The Khan’s Bride, signed with initials and dated “1903, 1924”.
Pencil and watercolour on cardboard, 31.5 by 25 cm.
Provenance: Collection of Ambassador Charles Richard Crane, USA.
Ivan Bilibine’s graphic work The Khan’s Bride, here at auction, and the four other pieces offered for auction on 28 November, come
from the famous collection of Charles Richard Crane (1858–1939), who, over the years of his travels and diplomatic missions, put together one of the world’s best collections of art from various countries, including Russia.
The name of the distinguished Russian graphic artist Ivan Bilibine is inseparably linked with the appearance and development of a new mode of book illustration. In 1900 Bilibine joined the World of Art group of artists (Mir iskusstva) and participated in almost all the exhibitions put on by the eponymous journal. The artist was unbelievably popular and sought after not only in Russia but also beyond her borders, and illustrations for Russian fairytales of that time are invariably associated with the name of this Miriskusnik.

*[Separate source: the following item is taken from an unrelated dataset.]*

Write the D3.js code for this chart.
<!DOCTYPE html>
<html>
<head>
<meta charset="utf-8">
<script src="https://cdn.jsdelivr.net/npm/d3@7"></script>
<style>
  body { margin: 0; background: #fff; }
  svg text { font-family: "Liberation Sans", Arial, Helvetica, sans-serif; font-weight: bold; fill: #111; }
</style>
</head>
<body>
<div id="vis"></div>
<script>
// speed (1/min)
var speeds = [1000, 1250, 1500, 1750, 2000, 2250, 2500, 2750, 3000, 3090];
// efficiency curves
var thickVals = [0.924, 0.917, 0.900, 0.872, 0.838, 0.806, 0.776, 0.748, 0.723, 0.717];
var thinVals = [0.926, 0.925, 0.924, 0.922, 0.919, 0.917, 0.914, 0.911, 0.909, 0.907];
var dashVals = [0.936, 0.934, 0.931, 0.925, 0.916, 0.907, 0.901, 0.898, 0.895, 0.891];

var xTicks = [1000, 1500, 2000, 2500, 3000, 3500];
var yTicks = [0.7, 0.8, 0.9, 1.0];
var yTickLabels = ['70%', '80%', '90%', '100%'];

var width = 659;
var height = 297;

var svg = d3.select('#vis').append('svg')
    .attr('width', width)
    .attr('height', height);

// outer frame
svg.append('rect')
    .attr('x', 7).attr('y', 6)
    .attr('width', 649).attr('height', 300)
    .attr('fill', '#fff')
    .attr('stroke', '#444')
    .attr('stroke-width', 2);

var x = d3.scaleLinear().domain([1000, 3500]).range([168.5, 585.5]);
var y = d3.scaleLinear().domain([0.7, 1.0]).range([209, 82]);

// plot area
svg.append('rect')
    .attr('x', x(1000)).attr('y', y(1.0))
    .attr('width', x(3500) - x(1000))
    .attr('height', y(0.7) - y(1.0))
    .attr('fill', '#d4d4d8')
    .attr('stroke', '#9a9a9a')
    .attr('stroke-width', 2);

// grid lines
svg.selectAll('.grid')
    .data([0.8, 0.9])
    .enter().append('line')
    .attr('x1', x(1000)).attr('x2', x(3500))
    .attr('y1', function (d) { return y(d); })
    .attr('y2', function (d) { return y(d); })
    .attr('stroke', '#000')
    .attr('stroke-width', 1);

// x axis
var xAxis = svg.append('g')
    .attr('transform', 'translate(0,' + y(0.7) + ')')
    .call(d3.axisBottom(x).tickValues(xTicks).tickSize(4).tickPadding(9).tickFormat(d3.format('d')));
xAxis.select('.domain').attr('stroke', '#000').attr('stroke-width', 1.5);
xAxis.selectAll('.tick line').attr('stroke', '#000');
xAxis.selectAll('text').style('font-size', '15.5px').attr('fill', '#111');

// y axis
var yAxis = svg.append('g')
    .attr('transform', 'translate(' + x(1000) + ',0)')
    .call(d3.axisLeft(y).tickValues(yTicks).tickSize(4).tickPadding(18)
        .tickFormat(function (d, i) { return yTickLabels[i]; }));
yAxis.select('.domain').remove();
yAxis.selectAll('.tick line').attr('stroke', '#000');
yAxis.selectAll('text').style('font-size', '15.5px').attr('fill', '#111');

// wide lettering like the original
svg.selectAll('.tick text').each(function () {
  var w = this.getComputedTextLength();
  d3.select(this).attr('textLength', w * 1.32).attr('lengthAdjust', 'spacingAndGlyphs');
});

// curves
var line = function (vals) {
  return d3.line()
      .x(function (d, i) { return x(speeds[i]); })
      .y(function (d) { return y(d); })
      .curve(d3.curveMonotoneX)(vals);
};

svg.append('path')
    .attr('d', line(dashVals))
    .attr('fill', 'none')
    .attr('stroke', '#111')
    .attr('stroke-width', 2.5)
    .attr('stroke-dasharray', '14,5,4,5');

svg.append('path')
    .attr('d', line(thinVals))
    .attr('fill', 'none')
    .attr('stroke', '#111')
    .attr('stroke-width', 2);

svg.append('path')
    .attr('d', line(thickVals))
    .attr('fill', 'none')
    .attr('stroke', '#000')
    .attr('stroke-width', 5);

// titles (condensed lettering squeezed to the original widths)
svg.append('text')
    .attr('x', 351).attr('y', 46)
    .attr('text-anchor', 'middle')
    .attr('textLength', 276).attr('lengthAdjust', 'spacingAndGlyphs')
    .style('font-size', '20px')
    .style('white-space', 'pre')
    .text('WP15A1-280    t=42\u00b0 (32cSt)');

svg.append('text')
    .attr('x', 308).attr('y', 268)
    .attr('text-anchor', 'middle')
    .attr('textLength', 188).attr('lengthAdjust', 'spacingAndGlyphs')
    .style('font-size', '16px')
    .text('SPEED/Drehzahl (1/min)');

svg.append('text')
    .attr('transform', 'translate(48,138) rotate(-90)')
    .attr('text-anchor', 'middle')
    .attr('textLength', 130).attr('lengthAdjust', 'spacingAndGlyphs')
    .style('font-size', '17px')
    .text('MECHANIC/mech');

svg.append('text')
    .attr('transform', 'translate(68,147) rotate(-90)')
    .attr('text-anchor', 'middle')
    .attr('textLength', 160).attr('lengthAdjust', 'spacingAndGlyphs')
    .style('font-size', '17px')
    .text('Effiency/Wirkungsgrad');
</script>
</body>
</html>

The artist’s inimitable graphic style took the brilliant delicacy of Art Nouveau and embellished it in an original way with Russian ornamental details. Constituting a harmonious array, these are an
integral component of practically every one of the artist’s illustrations. Ivan Bilibine’s watercolours are characterised by impeccable taste, knowledge of ethnographic peculiarities and undoubted mastery of composition. Exquisite brushwork in each wash of colour is a feature of Bilibine’s style which underwent certain changes in the mid-1920s. Due to the handling of tone and colour in figures and objects and the delineation of elements, volume later appears which has the effect of enlivening the characters and the composition
as a whole. The drawing becomes more refined and the colouring less straightforward but richer, imbued with the most delicate tints, lending the work poetry and harmony.
The Khan’s Bride belongs to the very beginning of the artist’s exile – his Cairo period, when Bilibine was particularly interested in motifs inspired by oriental tales and legends. This astonishing work is distinguished by the intricacy of its workmanship, achieving a rare
perfection that guarantees its importance in a collection.